Entries with chart source code:
-------
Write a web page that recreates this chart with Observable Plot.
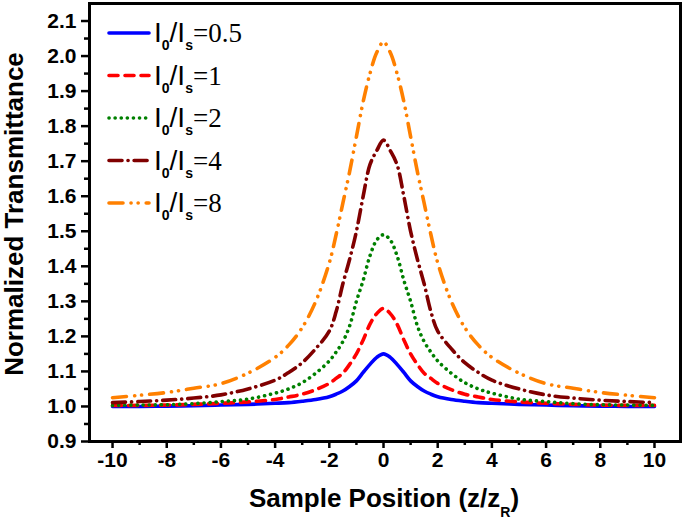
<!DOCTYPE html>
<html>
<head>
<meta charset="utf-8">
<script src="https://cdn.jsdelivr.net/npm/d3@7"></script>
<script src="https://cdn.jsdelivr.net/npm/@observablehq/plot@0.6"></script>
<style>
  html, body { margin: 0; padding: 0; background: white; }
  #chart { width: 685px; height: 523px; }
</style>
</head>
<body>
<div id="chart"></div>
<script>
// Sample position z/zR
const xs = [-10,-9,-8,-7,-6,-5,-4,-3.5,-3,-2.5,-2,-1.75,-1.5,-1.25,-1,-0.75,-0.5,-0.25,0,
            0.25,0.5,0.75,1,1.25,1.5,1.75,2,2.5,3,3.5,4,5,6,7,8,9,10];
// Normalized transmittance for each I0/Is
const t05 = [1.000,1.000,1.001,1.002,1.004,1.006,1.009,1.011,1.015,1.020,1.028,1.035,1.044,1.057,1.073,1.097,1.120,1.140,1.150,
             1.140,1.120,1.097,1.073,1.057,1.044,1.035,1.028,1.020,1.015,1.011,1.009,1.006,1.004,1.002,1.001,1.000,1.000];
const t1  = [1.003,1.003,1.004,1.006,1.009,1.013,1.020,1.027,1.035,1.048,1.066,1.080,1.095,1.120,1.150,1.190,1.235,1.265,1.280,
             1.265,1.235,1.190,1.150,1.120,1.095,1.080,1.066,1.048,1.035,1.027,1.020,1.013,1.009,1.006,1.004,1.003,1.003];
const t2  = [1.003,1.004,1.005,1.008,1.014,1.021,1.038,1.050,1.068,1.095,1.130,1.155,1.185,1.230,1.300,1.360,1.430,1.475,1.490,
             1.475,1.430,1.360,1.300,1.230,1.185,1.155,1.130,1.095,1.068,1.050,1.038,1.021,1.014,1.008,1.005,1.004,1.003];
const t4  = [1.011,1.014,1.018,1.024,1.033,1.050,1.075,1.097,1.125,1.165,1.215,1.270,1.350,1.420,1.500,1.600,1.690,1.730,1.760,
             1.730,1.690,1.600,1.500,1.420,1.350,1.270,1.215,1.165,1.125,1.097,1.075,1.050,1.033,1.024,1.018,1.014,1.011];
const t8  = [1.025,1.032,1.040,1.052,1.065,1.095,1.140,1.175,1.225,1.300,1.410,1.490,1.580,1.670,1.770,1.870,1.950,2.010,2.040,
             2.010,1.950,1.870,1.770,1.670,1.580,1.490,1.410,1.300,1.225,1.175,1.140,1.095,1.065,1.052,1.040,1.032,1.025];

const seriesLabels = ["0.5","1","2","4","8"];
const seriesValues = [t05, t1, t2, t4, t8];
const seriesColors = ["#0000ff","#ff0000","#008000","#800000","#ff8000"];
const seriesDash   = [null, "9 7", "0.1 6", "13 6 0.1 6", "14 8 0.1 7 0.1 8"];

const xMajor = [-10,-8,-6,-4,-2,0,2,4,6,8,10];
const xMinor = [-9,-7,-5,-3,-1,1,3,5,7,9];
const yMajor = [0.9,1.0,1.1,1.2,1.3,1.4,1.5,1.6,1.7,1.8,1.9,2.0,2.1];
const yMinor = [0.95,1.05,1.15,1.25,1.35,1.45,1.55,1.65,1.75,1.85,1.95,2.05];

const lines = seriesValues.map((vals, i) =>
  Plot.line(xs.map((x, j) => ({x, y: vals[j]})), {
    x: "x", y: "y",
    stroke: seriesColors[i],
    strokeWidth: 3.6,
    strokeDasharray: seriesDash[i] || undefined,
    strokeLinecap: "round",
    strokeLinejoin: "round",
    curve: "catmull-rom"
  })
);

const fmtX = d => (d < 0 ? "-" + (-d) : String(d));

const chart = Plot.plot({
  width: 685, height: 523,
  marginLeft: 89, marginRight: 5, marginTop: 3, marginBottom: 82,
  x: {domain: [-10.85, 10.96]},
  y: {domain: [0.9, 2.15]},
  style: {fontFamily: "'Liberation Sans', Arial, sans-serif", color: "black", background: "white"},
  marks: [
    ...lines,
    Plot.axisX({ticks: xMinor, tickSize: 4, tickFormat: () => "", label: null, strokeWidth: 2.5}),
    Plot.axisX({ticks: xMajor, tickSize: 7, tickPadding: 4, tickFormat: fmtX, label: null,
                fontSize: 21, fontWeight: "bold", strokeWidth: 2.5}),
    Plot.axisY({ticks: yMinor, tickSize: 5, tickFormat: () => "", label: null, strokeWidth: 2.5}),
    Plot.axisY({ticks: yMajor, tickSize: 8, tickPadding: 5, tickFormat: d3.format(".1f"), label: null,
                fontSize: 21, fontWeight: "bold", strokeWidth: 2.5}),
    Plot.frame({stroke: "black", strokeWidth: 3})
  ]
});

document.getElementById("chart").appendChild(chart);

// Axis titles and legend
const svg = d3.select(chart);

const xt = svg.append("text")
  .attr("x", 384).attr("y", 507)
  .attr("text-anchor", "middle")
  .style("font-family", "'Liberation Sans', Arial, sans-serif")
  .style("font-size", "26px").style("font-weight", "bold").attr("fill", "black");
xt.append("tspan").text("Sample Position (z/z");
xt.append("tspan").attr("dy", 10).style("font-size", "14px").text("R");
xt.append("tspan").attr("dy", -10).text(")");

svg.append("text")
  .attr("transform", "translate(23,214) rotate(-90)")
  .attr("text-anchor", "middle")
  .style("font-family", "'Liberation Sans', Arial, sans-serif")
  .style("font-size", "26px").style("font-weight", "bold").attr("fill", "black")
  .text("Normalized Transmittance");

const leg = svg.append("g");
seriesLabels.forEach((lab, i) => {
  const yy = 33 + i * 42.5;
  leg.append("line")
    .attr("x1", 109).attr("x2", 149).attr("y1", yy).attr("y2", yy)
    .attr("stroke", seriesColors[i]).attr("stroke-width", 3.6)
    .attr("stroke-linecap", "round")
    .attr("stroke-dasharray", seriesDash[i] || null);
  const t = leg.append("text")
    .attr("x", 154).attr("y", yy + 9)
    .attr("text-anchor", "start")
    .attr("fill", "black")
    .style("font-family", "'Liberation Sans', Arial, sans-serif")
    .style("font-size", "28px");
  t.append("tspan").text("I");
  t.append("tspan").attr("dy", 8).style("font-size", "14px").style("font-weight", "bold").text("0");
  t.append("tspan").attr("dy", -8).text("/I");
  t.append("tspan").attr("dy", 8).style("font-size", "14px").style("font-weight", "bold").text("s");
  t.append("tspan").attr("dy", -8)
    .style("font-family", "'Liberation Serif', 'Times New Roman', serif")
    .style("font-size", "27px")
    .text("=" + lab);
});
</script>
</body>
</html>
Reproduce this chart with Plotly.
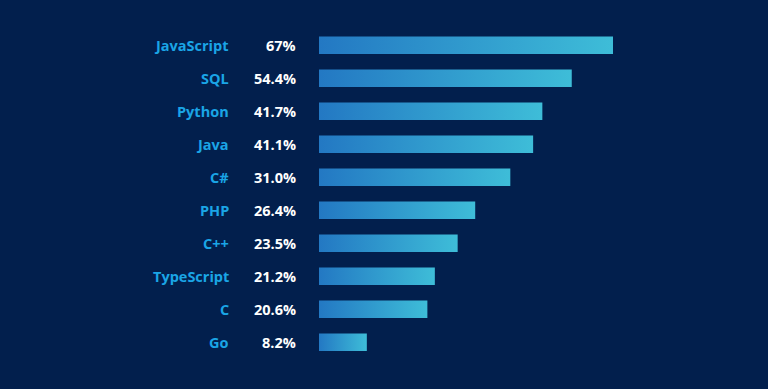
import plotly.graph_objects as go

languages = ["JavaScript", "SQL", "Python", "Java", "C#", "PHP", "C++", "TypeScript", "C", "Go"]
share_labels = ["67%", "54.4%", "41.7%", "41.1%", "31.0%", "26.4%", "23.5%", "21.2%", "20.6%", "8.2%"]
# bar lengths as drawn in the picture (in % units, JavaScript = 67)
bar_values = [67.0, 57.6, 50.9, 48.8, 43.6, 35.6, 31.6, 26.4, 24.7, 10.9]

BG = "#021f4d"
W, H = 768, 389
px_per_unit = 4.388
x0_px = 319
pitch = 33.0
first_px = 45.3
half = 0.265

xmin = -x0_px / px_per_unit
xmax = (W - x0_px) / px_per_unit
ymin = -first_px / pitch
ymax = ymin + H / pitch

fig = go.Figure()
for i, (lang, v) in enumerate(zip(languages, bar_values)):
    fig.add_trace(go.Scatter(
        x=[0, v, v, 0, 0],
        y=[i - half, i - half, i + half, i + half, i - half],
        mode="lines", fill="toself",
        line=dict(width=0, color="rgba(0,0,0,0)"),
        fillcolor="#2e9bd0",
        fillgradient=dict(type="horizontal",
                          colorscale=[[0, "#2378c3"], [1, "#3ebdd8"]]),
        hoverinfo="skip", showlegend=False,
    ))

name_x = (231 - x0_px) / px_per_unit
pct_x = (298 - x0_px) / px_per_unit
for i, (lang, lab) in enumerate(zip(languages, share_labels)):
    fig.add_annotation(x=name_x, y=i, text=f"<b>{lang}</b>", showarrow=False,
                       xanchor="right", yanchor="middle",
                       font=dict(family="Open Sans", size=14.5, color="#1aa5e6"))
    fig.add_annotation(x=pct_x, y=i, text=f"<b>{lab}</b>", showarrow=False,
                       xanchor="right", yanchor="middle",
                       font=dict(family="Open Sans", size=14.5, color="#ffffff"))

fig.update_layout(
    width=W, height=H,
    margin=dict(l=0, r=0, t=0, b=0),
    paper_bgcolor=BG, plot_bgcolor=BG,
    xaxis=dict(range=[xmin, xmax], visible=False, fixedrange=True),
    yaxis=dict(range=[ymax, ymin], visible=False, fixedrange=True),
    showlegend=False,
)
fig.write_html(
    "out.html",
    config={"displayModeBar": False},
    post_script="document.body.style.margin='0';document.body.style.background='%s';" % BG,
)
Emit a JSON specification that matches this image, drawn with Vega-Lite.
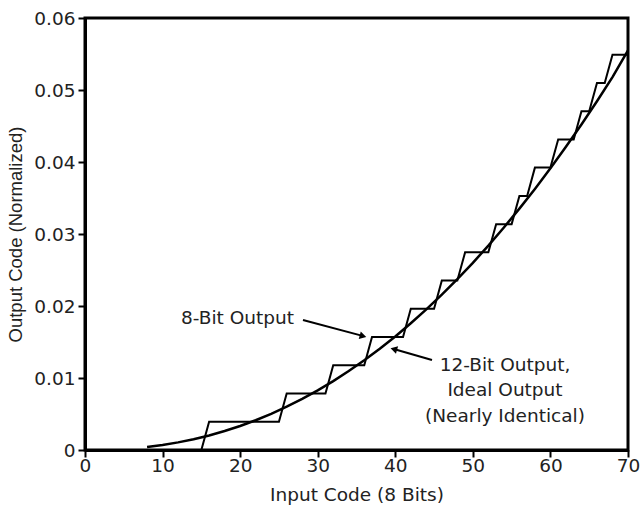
-------
*AIM OF THE TASK*
Reproduce the material above exactly, first line through the line that contains "8 0.1 7 0.1", minus the pictures.

*THE REPLY*
Write a web page that recreates this chart with Observable Plot.
<!DOCTYPE html>
<html>
<head>
<meta charset="utf-8">
<script src="https://cdn.jsdelivr.net/npm/d3@7"></script>
<script src="https://cdn.jsdelivr.net/npm/@observablehq/plot@0.6"></script>
<style>
  html, body { margin: 0; padding: 0; background: white; }
  #chart { width: 685px; height: 523px; }
</style>
</head>
<body>
<div id="chart"></div>
<script>
// Sample position z/zR
const xs = [-10,-9,-8,-7,-6,-5,-4,-3.5,-3,-2.5,-2,-1.75,-1.5,-1.25,-1,-0.75,-0.5,-0.25,0,
            0.25,0.5,0.75,1,1.25,1.5,1.75,2,2.5,3,3.5,4,5,6,7,8,9,10];
// Normalized transmittance for each I0/Is
const t05 = [1.000,1.000,1.001,1.002,1.004,1.006,1.009,1.011,1.015,1.020,1.028,1.035,1.044,1.057,1.073,1.097,1.120,1.140,1.150,
             1.140,1.120,1.097,1.073,1.057,1.044,1.035,1.028,1.020,1.015,1.011,1.009,1.006,1.004,1.002,1.001,1.000,1.000];
const t1  = [1.003,1.003,1.004,1.006,1.009,1.013,1.020,1.027,1.035,1.048,1.066,1.080,1.095,1.120,1.150,1.190,1.235,1.265,1.280,
             1.265,1.235,1.190,1.150,1.120,1.095,1.080,1.066,1.048,1.035,1.027,1.020,1.013,1.009,1.006,1.004,1.003,1.003];
const t2  = [1.003,1.004,1.005,1.008,1.014,1.021,1.038,1.050,1.068,1.095,1.130,1.155,1.185,1.230,1.300,1.360,1.430,1.475,1.490,
             1.475,1.430,1.360,1.300,1.230,1.185,1.155,1.130,1.095,1.068,1.050,1.038,1.021,1.014,1.008,1.005,1.004,1.003];
const t4  = [1.011,1.014,1.018,1.024,1.033,1.050,1.075,1.097,1.125,1.165,1.215,1.270,1.350,1.420,1.500,1.600,1.690,1.730,1.760,
             1.730,1.690,1.600,1.500,1.420,1.350,1.270,1.215,1.165,1.125,1.097,1.075,1.050,1.033,1.024,1.018,1.014,1.011];
const t8  = [1.025,1.032,1.040,1.052,1.065,1.095,1.140,1.175,1.225,1.300,1.410,1.490,1.580,1.670,1.770,1.870,1.950,2.010,2.040,
             2.010,1.950,1.870,1.770,1.670,1.580,1.490,1.410,1.300,1.225,1.175,1.140,1.095,1.065,1.052,1.040,1.032,1.025];

const seriesLabels = ["0.5","1","2","4","8"];
const seriesValues = [t05, t1, t2, t4, t8];
const seriesColors = ["#0000ff","#ff0000","#008000","#800000","#ff8000"];
const seriesDash   = [null, "9 7", "0.1 6", "13 6 0.1 6", "14 8 0.1 7 0.1 8"];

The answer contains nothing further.